### Task directions
Go through the listing and set it down exactly, leaving out its pictures.

### Given data
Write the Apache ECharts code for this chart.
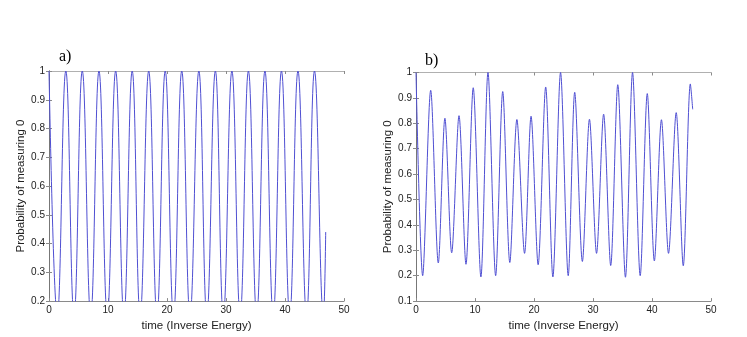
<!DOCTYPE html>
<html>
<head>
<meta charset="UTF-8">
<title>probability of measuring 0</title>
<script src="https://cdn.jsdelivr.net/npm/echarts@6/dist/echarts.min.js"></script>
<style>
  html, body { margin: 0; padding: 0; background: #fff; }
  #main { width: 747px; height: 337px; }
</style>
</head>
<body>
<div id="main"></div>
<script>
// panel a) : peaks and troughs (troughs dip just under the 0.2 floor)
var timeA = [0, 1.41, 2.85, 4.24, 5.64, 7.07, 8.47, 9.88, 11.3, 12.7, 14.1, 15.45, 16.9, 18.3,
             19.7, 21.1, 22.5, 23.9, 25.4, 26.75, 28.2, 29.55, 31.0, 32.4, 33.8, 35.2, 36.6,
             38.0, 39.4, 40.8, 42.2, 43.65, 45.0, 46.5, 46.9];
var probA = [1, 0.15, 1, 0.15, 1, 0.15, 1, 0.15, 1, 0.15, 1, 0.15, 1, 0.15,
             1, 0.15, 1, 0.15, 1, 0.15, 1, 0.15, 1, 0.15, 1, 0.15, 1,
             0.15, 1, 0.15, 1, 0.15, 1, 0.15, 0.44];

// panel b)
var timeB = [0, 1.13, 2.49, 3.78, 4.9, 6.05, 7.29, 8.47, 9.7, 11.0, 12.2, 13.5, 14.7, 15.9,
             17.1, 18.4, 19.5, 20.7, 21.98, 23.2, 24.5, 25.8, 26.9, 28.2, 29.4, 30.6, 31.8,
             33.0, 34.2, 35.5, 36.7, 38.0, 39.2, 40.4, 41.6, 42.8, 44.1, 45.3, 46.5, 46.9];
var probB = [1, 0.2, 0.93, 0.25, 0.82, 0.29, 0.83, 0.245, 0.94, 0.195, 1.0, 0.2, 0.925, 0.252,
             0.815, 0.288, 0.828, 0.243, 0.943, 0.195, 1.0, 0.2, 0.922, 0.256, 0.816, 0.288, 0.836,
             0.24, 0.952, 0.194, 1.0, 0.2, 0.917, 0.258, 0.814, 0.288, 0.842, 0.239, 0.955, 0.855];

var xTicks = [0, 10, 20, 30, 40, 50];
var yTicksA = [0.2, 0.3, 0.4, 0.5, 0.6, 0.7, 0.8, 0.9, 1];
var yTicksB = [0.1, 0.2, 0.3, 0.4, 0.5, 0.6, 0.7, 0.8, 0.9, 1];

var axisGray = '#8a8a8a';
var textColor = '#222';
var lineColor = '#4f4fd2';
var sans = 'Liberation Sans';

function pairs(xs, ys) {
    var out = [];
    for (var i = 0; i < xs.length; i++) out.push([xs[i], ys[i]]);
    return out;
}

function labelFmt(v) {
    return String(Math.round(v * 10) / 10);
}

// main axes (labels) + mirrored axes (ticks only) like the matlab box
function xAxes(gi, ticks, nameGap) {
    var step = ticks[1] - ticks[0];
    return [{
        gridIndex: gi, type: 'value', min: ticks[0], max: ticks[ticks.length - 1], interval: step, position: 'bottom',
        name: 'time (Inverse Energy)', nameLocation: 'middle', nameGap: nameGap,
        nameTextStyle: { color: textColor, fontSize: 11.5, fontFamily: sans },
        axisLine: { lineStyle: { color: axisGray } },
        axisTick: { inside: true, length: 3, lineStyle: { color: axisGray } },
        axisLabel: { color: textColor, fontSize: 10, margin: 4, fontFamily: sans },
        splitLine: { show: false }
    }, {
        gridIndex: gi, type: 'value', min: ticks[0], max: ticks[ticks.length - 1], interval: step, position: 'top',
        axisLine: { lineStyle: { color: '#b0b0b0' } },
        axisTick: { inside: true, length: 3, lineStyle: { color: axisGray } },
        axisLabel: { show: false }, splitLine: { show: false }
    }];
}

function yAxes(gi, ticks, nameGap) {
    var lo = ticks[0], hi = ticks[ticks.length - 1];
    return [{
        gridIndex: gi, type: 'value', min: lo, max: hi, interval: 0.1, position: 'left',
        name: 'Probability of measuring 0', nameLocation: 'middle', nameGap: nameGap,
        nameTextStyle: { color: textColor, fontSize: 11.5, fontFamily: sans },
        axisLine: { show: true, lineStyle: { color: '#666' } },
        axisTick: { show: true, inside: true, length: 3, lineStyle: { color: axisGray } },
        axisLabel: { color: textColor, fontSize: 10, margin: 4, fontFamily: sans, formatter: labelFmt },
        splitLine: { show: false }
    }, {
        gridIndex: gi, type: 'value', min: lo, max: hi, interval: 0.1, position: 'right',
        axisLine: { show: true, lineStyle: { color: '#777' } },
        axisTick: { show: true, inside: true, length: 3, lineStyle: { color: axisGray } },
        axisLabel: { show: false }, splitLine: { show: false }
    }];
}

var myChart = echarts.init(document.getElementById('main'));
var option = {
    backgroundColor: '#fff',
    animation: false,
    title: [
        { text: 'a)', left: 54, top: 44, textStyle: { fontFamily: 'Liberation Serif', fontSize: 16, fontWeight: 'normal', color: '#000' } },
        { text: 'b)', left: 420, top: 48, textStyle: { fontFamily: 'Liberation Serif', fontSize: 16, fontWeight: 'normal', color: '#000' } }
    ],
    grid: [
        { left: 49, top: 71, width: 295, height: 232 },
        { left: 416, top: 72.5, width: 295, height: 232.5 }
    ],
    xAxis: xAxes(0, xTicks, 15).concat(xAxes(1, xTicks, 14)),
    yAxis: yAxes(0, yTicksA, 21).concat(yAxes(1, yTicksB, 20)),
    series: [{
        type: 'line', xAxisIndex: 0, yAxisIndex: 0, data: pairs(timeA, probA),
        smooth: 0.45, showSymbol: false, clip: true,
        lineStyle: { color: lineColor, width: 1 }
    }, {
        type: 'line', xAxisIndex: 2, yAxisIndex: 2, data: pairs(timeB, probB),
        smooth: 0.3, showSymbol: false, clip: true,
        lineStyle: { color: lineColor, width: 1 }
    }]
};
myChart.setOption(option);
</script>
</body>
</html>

### Expected output
Write the Apache ECharts code for this chart.
<!DOCTYPE html>
<html>
<head>
<meta charset="UTF-8">
<title>probability of measuring 0</title>
<script src="https://cdn.jsdelivr.net/npm/echarts@6/dist/echarts.min.js"></script>
<style>
  html, body { margin: 0; padding: 0; background: #fff; }
  #main { width: 747px; height: 337px; }
</style>
</head>
<body>
<div id="main"></div>
<script>
// panel a) : peaks and troughs (troughs dip just under the 0.2 floor)
var timeA = [0, 1.41, 2.85, 4.24, 5.64, 7.07, 8.47, 9.88, 11.3, 12.7, 14.1, 15.45, 16.9, 18.3,
             19.7, 21.1, 22.5, 23.9, 25.4, 26.75, 28.2, 29.55, 31.0, 32.4, 33.8, 35.2, 36.6,
             38.0, 39.4, 40.8, 42.2, 43.65, 45.0, 46.5, 46.9];
var probA = [1, 0.15, 1, 0.15, 1, 0.15, 1, 0.15, 1, 0.15, 1, 0.15, 1, 0.15,
             1, 0.15, 1, 0.15, 1, 0.15, 1, 0.15, 1, 0.15, 1, 0.15, 1,
             0.15, 1, 0.15, 1, 0.15, 1, 0.15, 0.44];

// panel b)
var timeB = [0, 1.13, 2.49, 3.78, 4.9, 6.05, 7.29, 8.47, 9.7, 11.0, 12.2, 13.5, 14.7, 15.9,
             17.1, 18.4, 19.5, 20.7, 21.98, 23.2, 24.5, 25.8, 26.9, 28.2, 29.4, 30.6, 31.8,
             33.0, 34.2, 35.5, 36.7, 38.0, 39.2, 40.4, 41.6, 42.8, 44.1, 45.3, 46.5, 46.9];
var probB = [1, 0.2, 0.93, 0.25, 0.82, 0.29, 0.83, 0.245, 0.94, 0.195, 1.0, 0.2, 0.925, 0.252,
             0.815, 0.288, 0.828, 0.243, 0.943, 0.195, 1.0, 0.2, 0.922, 0.256, 0.816, 0.288, 0.836,
             0.24, 0.952, 0.194, 1.0, 0.2, 0.917, 0.258, 0.814, 0.288, 0.842, 0.239, 0.955, 0.855];

var xTicks = [0, 10, 20, 30, 40, 50];
var yTicksA = [0.2, 0.3, 0.4, 0.5, 0.6, 0.7, 0.8, 0.9, 1];
var yTicksB = [0.1, 0.2, 0.3, 0.4, 0.5, 0.6, 0.7, 0.8, 0.9, 1];

var axisGray = '#8a8a8a';
var textColor = '#222';
var lineColor = '#4f4fd2';
var sans = 'Liberation Sans';

function pairs(xs, ys) {
    var out = [];
    for (var i = 0; i < xs.length; i++) out.push([xs[i], ys[i]]);
    return out;
}

function labelFmt(v) {
    return String(Math.round(v * 10) / 10);
}

// main axes (labels) + mirrored axes (ticks only) like the matlab box
function xAxes(gi, ticks, nameGap) {
    var step = ticks[1] - ticks[0];
    return [{
        gridIndex: gi, type: 'value', min: ticks[0], max: ticks[ticks.length - 1], interval: step, position: 'bottom',
        name: 'time (Inverse Energy)', nameLocation: 'middle', nameGap: nameGap,
        nameTextStyle: { color: textColor, fontSize: 11.5, fontFamily: sans },
        axisLine: { lineStyle: { color: axisGray } },
        axisTick: { inside: true, length: 3, lineStyle: { color: axisGray } },
        axisLabel: { color: textColor, fontSize: 10, margin: 4, fontFamily: sans },
        splitLine: { show: false }
    }, {
        gridIndex: gi, type: 'value', min: ticks[0], max: ticks[ticks.length - 1], interval: step, position: 'top',
        axisLine: { lineStyle: { color: '#b0b0b0' } },
        axisTick: { inside: true, length: 3, lineStyle: { color: axisGray } },
        axisLabel: { show: false }, splitLine: { show: false }
    }];
}

function yAxes(gi, ticks, nameGap) {
    var lo = ticks[0], hi = ticks[ticks.length - 1];
    return [{
        gridIndex: gi, type: 'value', min: lo, max: hi, interval: 0.1, position: 'left',
        name: 'Probability of measuring 0', nameLocation: 'middle', nameGap: nameGap,
        nameTextStyle: { color: textColor, fontSize: 11.5, fontFamily: sans },
        axisLine: { show: true, lineStyle: { color: '#666' } },
        axisTick: { show: true, inside: true, length: 3, lineStyle: { color: axisGray } },
        axisLabel: { color: textColor, fontSize: 10, margin: 4, fontFamily: sans, formatter: labelFmt },
        splitLine: { show: false }
    }, {
        gridIndex: gi, type: 'value', min: lo, max: hi, interval: 0.1, position: 'right',
        axisLine: { show: true, lineStyle: { color: '#777' } },
        axisTick: { show: true, inside: true, length: 3, lineStyle: { color: axisGray } },
        axisLabel: { show: false }, splitLine: { show: false }
    }];
}

var myChart = echarts.init(document.getElementById('main'));
var option = {
    backgroundColor: '#fff',
    animation: false,
    title: [
        { text: 'a)', left: 54, top: 44, textStyle: { fontFamily: 'Liberation Serif', fontSize: 16, fontWeight: 'normal', color: '#000' } },
        { text: 'b)', left: 420, top: 48, textStyle: { fontFamily: 'Liberation Serif', fontSize: 16, fontWeight: 'normal', color: '#000' } }
    ],
    grid: [
        { left: 49, top: 71, width: 295, height: 232 },
        { left: 416, top: 72.5, width: 295, height: 232.5 }
    ],
    xAxis: xAxes(0, xTicks, 15).concat(xAxes(1, xTicks, 14)),
    yAxis: yAxes(0, yTicksA, 21).concat(yAxes(1, yTicksB, 20)),
    series: [{
        type: 'line', xAxisIndex: 0, yAxisIndex: 0, data: pairs(timeA, probA),
        smooth: 0.45, showSymbol: false, clip: true,
        lineStyle: { color: lineColor, width: 1 }
    }, {
        type: 'line', xAxisIndex: 2, yAxisIndex: 2, data: pairs(timeB, probB),
        smooth: 0.3, showSymbol: false, clip: true,
        lineStyle: { color: lineColor, width: 1 }
    }]
};
myChart.setOption(option);
</script>
</body>
</html>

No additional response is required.